## EXERCISE AIM
Don't copy the pictures; return every other part of the records exactly.

## EXTRACTED ENTRIES
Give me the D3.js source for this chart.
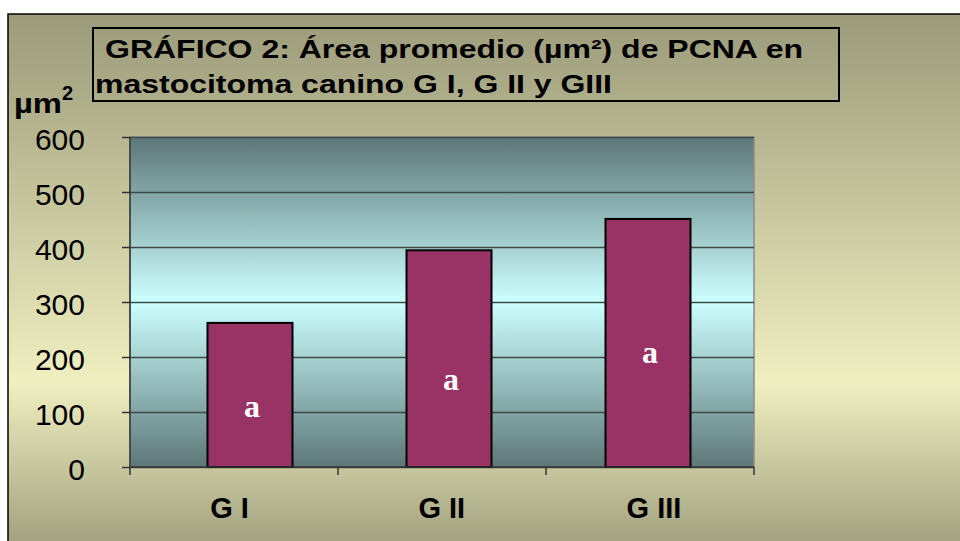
<!DOCTYPE html>
<html>
<head>
<meta charset="utf-8">
<script src="https://cdn.jsdelivr.net/npm/d3@7"></script>
<style>
  body { margin: 0; background: #fff; }
  svg { display: block; font-family: Arial, "Liberation Sans", sans-serif; }
</style>
</head>
<body>
<div class="canvas"></div>
<script>
// data
const categories = ['G I', 'G II', 'G III'];
const areaValues = [262, 394, 451];
const barLabels = ['a', 'a', 'a'];
const yTicks = [0, 100, 200, 300, 400, 500, 600];

const dims = { width: 960, height: 541 };
const plot = { left: 130, right: 754, top: 137, bottom: 467 };

const svg = d3.select('.canvas')
  .append('svg')
  .attr('width', dims.width)
  .attr('height', dims.height);

const defs = svg.append('defs');

// chart background: olive -> pale yellow -> olive
const bgGrad = defs.append('linearGradient')
  .attr('id', 'bgGrad').attr('x1', 0).attr('y1', 0).attr('x2', 0).attr('y2', 1);
bgGrad.append('stop').attr('offset', '0%').attr('stop-color', '#9b9a7a');
bgGrad.append('stop').attr('offset', '68%').attr('stop-color', '#efefc0');
bgGrad.append('stop').attr('offset', '100%').attr('stop-color', '#9d9c7c');

// plot area: dark teal -> light cyan -> dark teal
const plotGrad = defs.append('linearGradient')
  .attr('id', 'plotGrad').attr('x1', 0).attr('y1', 0).attr('x2', 0).attr('y2', 1);
plotGrad.append('stop').attr('offset', '0%').attr('stop-color', '#5d7778');
plotGrad.append('stop').attr('offset', '50%').attr('stop-color', '#ccffff');
plotGrad.append('stop').attr('offset', '100%').attr('stop-color', '#5d7778');

svg.append('rect')
  .attr('x', 8).attr('y', 14)
  .attr('width', dims.width).attr('height', dims.height)
  .attr('fill', 'url(#bgGrad)')
  .attr('stroke', '#000').attr('stroke-width', 1.5);

// scales
const y = d3.scaleLinear().domain([0, 600]).range([plot.bottom, plot.top]);
const xAxisBand = d3.scaleBand().domain(categories).range([plot.left, plot.right]);
const xBar = d3.scalePoint().domain(categories).range([250, 648]);
const xLabel = d3.scalePoint().domain(categories).range([229.5, 654]);
const barWidth = 85;

svg.append('rect')
  .attr('x', plot.left).attr('y', plot.top)
  .attr('width', plot.right - plot.left).attr('height', plot.bottom - plot.top)
  .attr('fill', 'url(#plotGrad)')
  .attr('stroke', '#8a8a8a').attr('stroke-width', 1.5);

// gridlines
svg.append('g')
  .attr('transform', `translate(${plot.left},0)`)
  .call(d3.axisLeft(y).tickValues(yTicks).tickSize(-(plot.right - plot.left)).tickFormat(''))
  .call(g => g.select('.domain').remove())
  .call(g => g.selectAll('line').attr('stroke', '#3c4a4a').attr('stroke-width', 1.5));

// bars
svg.append('g').selectAll('rect')
  .data(areaValues)
  .join('rect')
    .attr('x', (d, i) => xBar(categories[i]) - barWidth / 2)
    .attr('y', d => y(d))
    .attr('width', barWidth)
    .attr('height', d => y(0) - y(d))
    .attr('fill', '#993366')
    .attr('stroke', '#000')
    .attr('stroke-width', 2);

// "a" labels inside the bars
const labelShift = [22, 31, 20];
svg.append('g').selectAll('text')
  .data(areaValues)
  .join('text')
    .attr('x', (d, i) => xBar(categories[i]) + 2)
    .attr('y', (d, i) => y(d / 2) + labelShift[i])
    .attr('text-anchor', 'middle')
    .attr('font-family', '"Liberation Serif", "Times New Roman", serif')
    .attr('font-weight', 'bold')
    .attr('font-size', 32)
    .attr('fill', '#fff')
    .text((d, i) => barLabels[i]);

// y axis
const yAxis = svg.append('g')
  .attr('transform', `translate(${plot.left},0)`)
  .call(d3.axisLeft(y).tickValues(yTicks).tickSize(8).tickPadding(37));
yAxis.select('.domain').attr('d', `M0,${plot.top}V${plot.bottom + 8}`)
  .attr('stroke', '#333').attr('stroke-width', 1.5);
yAxis.selectAll('line').attr('stroke', '#333').attr('stroke-width', 1.5);
yAxis.selectAll('text')
  .attr('font-family', 'Arial, "Liberation Sans", sans-serif')
  .attr('font-size', 30)
  .attr('fill', '#000')
  .attr('dy', '0.40em');

// x axis line and boundary ticks
const xAxis = svg.append('g')
  .attr('transform', `translate(0,${plot.bottom})`);
xAxis.append('line')
  .attr('x1', plot.left).attr('x2', plot.right)
  .attr('stroke', '#333').attr('stroke-width', 1.5);
xAxis.selectAll('.tick')
  .data(categories.slice(1).map(c => xAxisBand(c)).concat([plot.right]))
  .join('line')
    .attr('x1', d => d).attr('x2', d => d)
    .attr('y1', 0).attr('y2', 8)
    .attr('stroke', '#333').attr('stroke-width', 1.5);
xAxis.selectAll('text')
  .data(categories)
  .join('text')
    .attr('x', d => xLabel(d))
    .attr('y', 51)
    .attr('text-anchor', 'middle')
    .attr('font-weight', 'bold')
    .attr('font-size', 29)
    .attr('fill', '#000')
    .text(d => d);

// unit label
const unit = svg.append('text')
  .attr('x', 14).attr('y', 113)
  .attr('font-weight', 'bold')
  .attr('font-size', 28)
  .attr('fill', '#000');
unit.append('tspan').attr('textLength', 48).attr('lengthAdjust', 'spacingAndGlyphs').text('µm');
unit.append('tspan').attr('font-size', 20).attr('dy', -13).text('2');

// title box
svg.append('rect')
  .attr('x', 93).attr('y', 28)
  .attr('width', 746).attr('height', 73)
  .attr('fill', 'none')
  .attr('stroke', '#000').attr('stroke-width', 2);

const title = svg.append('g')
  .attr('font-weight', 'bold')
  .attr('font-size', 26)
  .attr('fill', '#000');
title.append('text').attr('x', 105).attr('y', 58)
  .attr('textLength', 698).attr('lengthAdjust', 'spacingAndGlyphs')
  .text('GRÁFICO 2: Área promedio (µm²) de PCNA en');
title.append('text').attr('x', 95).attr('y', 93)
  .attr('textLength', 517).attr('lengthAdjust', 'spacingAndGlyphs')
  .text('mastocitoma canino G I, G II y GIII');
</script>
</body>
</html>
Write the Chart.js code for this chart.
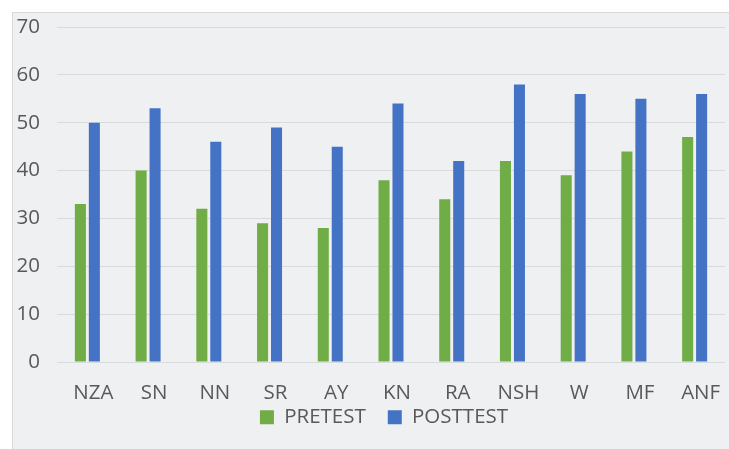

## RIGHT ANSWER
Give me the D3.js source for this chart.
<!DOCTYPE html>
<html>
<head>
<meta charset="utf-8">
<script src="https://cdn.jsdelivr.net/npm/d3@7"></script>
<style>
  body { margin: 0; background: #fff; }
  svg { display: block; font-family: Arial, "Liberation Sans", sans-serif; }
</style>
</head>
<body>
<div class="canvas"></div>
<script>
// data
const categories = ['G I', 'G II', 'G III'];
const areaValues = [262, 394, 451];
const barLabels = ['a', 'a', 'a'];
const yTicks = [0, 100, 200, 300, 400, 500, 600];

const dims = { width: 960, height: 541 };
const plot = { left: 130, right: 754, top: 137, bottom: 467 };

const svg = d3.select('.canvas')
  .append('svg')
  .attr('width', dims.width)
  .attr('height', dims.height);

const defs = svg.append('defs');

// chart background: olive -> pale yellow -> olive
const bgGrad = defs.append('linearGradient')
  .attr('id', 'bgGrad').attr('x1', 0).attr('y1', 0).attr('x2', 0).attr('y2', 1);
bgGrad.append('stop').attr('offset', '0%').attr('stop-color', '#9b9a7a');
bgGrad.append('stop').attr('offset', '68%').attr('stop-color', '#efefc0');
bgGrad.append('stop').attr('offset', '100%').attr('stop-color', '#9d9c7c');

// plot area: dark teal -> light cyan -> dark teal
const plotGrad = defs.append('linearGradient')
  .attr('id', 'plotGrad').attr('x1', 0).attr('y1', 0).attr('x2', 0).attr('y2', 1);
plotGrad.append('stop').attr('offset', '0%').attr('stop-color', '#5d7778');
plotGrad.append('stop').attr('offset', '50%').attr('stop-color', '#ccffff');
plotGrad.append('stop').attr('offset', '100%').attr('stop-color', '#5d7778');

svg.append('rect')
  .attr('x', 8).attr('y', 14)
  .attr('width', dims.width).attr('height', dims.height)
  .attr('fill', 'url(#bgGrad)')
  .attr('stroke', '#000').attr('stroke-width', 1.5);

// scales
const y = d3.scaleLinear().domain([0, 600]).range([plot.bottom, plot.top]);
const xAxisBand = d3.scaleBand().domain(categories).range([plot.left, plot.right]);
const xBar = d3.scalePoint().domain(categories).range([250, 648]);
const xLabel = d3.scalePoint().domain(categories).range([229.5, 654]);
const barWidth = 85;

svg.append('rect')
  .attr('x', plot.left).attr('y', plot.top)
  .attr('width', plot.right - plot.left).attr('height', plot.bottom - plot.top)
  .attr('fill', 'url(#plotGrad)')
  .attr('stroke', '#8a8a8a').attr('stroke-width', 1.5);

// gridlines
svg.append('g')
  .attr('transform', `translate(${plot.left},0)`)
  .call(d3.axisLeft(y).tickValues(yTicks).tickSize(-(plot.right - plot.left)).tickFormat(''))
  .call(g => g.select('.domain').remove())
  .call(g => g.selectAll('line').attr('stroke', '#3c4a4a').attr('stroke-width', 1.5));

// bars
svg.append('g').selectAll('rect')
  .data(areaValues)
  .join('rect')
    .attr('x', (d, i) => xBar(categories[i]) - barWidth / 2)
    .attr('y', d => y(d))
    .attr('width', barWidth)
    .attr('height', d => y(0) - y(d))
    .attr('fill', '#993366')
    .attr('stroke', '#000')
    .attr('stroke-width', 2);

// "a" labels inside the bars
const labelShift = [22, 31, 20];
svg.append('g').selectAll('text')
  .data(areaValues)
  .join('text')
    .attr('x', (d, i) => xBar(categories[i]) + 2)
    .attr('y', (d, i) => y(d / 2) + labelShift[i])
    .attr('text-anchor', 'middle')
    .attr('font-family', '"Liberation Serif", "Times New Roman", serif')
    .attr('font-weight', 'bold')
    .attr('font-size', 32)
    .attr('fill', '#fff')
    .text((d, i) => barLabels[i]);

// y axis
const yAxis = svg.append('g')
  .attr('transform', `translate(${plot.left},0)`)
  .call(d3.axisLeft(y).tickValues(yTicks).tickSize(8).tickPadding(37));
yAxis.select('.domain').attr('d', `M0,${plot.top}V${plot.bottom + 8}`)
  .attr('stroke', '#333').attr('stroke-width', 1.5);
yAxis.selectAll('line').attr('stroke', '#333').attr('stroke-width', 1.5);
yAxis.selectAll('text')
  .attr('font-family', 'Arial, "Liberation Sans", sans-serif')
  .attr('font-size', 30)
  .attr('fill', '#000')
  .attr('dy', '0.40em');

// x axis line and boundary ticks
const xAxis = svg.append('g')
  .attr('transform', `translate(0,${plot.bottom})`);
xAxis.append('line')
  .attr('x1', plot.left).attr('x2', plot.right)
  .attr('stroke', '#333').attr('stroke-width', 1.5);
xAxis.selectAll('.tick')
  .data(categories.slice(1).map(c => xAxisBand(c)).concat([plot.right]))
  .join('line')
    .attr('x1', d => d).attr('x2', d => d)
    .attr('y1', 0).attr('y2', 8)
    .attr('stroke', '#333').attr('stroke-width', 1.5);
xAxis.selectAll('text')
  .data(categories)
  .join('text')
    .attr('x', d => xLabel(d))
    .attr('y', 51)
    .attr('text-anchor', 'middle')
    .attr('font-weight', 'bold')
    .attr('font-size', 29)
    .attr('fill', '#000')
    .text(d => d);

// unit label
const unit = svg.append('text')
  .attr('x', 14).attr('y', 113)
  .attr('font-weight', 'bold')
  .attr('font-size', 28)
  .attr('fill', '#000');
unit.append('tspan').attr('textLength', 48).attr('lengthAdjust', 'spacingAndGlyphs').text('µm');
unit.append('tspan').attr('font-size', 20).attr('dy', -13).text('2');

// title box
svg.append('rect')
  .attr('x', 93).attr('y', 28)
  .attr('width', 746).attr('height', 73)
  .attr('fill', 'none')
  .attr('stroke', '#000').attr('stroke-width', 2);

const title = svg.append('g')
  .attr('font-weight', 'bold')
  .attr('font-size', 26)
  .attr('fill', '#000');
title.append('text').attr('x', 105).attr('y', 58)
  .attr('textLength', 698).attr('lengthAdjust', 'spacingAndGlyphs')
  .text('GRÁFICO 2: Área promedio (µm²) de PCNA en');
title.append('text').attr('x', 95).attr('y', 93)
  .attr('textLength', 517).attr('lengthAdjust', 'spacingAndGlyphs')
  .text('mastocitoma canino G I, G II y GIII');
</script>
</body>
</html>
Write the Chart.js code for this chart.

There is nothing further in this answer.